- From: Jukka K. Korpela <jkorpela@cs.tut.fi>
- Date: Fri, 30 Nov 2007 00:21:34 +0200
- To: <www-validator@w3.org>
Scripsit Frank Ellermann: > I'd prefer a completely unlikely "SBCS" with proper subset ASCII > permitting all octets from 0x80 up to 0xFF. That sounds like the best option, and it's a simple one, except for the explanations. It's not any particular encoding but rather an open class of encodings. But it will do fine, since it's a correct guess in a vast majority of cases (including all the pages that are really windows-1252 or just Ascii plus pages in different national encodings), and it's really irrelevant what the octets 0x80 to 0xFF mean in such encodings.

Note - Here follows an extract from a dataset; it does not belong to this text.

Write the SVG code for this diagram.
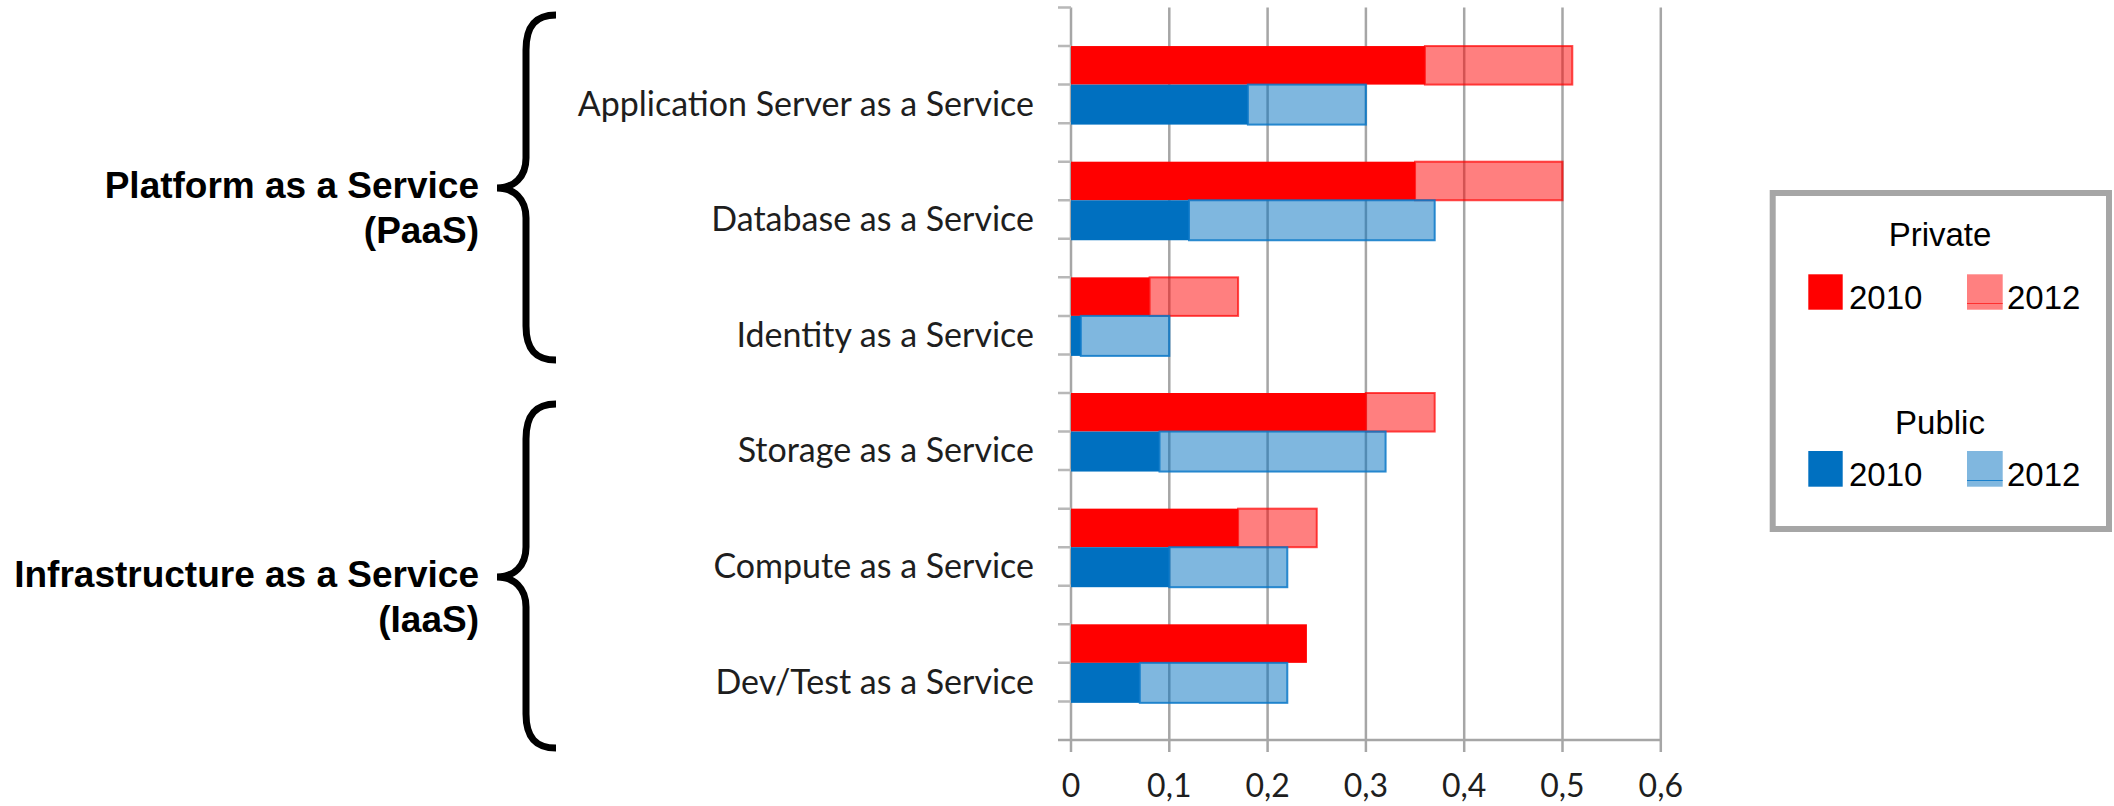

Some of them might be undefined, for a particular encoding, but we don't know the real encoding. > And at the end, after > all other errors based on this assumption are reported, one final > "you lose - unknown charset" (optional as gimmick: "whatever it > is, it's certainly not UTF-8", if that is known in your scenario). Well, hopefully nothing like that. I think the report should be _preceded_ by a clear note, and might end with a note too (since people may miss the initial note). It could, directly or indirectly (via a link) say something like the following: The document cannot be validated, since the character encoding has not been specified. However, tentative validation was carried out based on the assumption that the encoding is some 8-bit encoding where the first 128 code positions are as in US-ASCII. You should specify the encoding as described in HTML specifications and resubmit the document for validation. Jukka K. Korpela ("Yucca") http://www.cs.tut.fi/~jkorpela/
Received on Thursday, 29 November 2007 22:22:31 UTC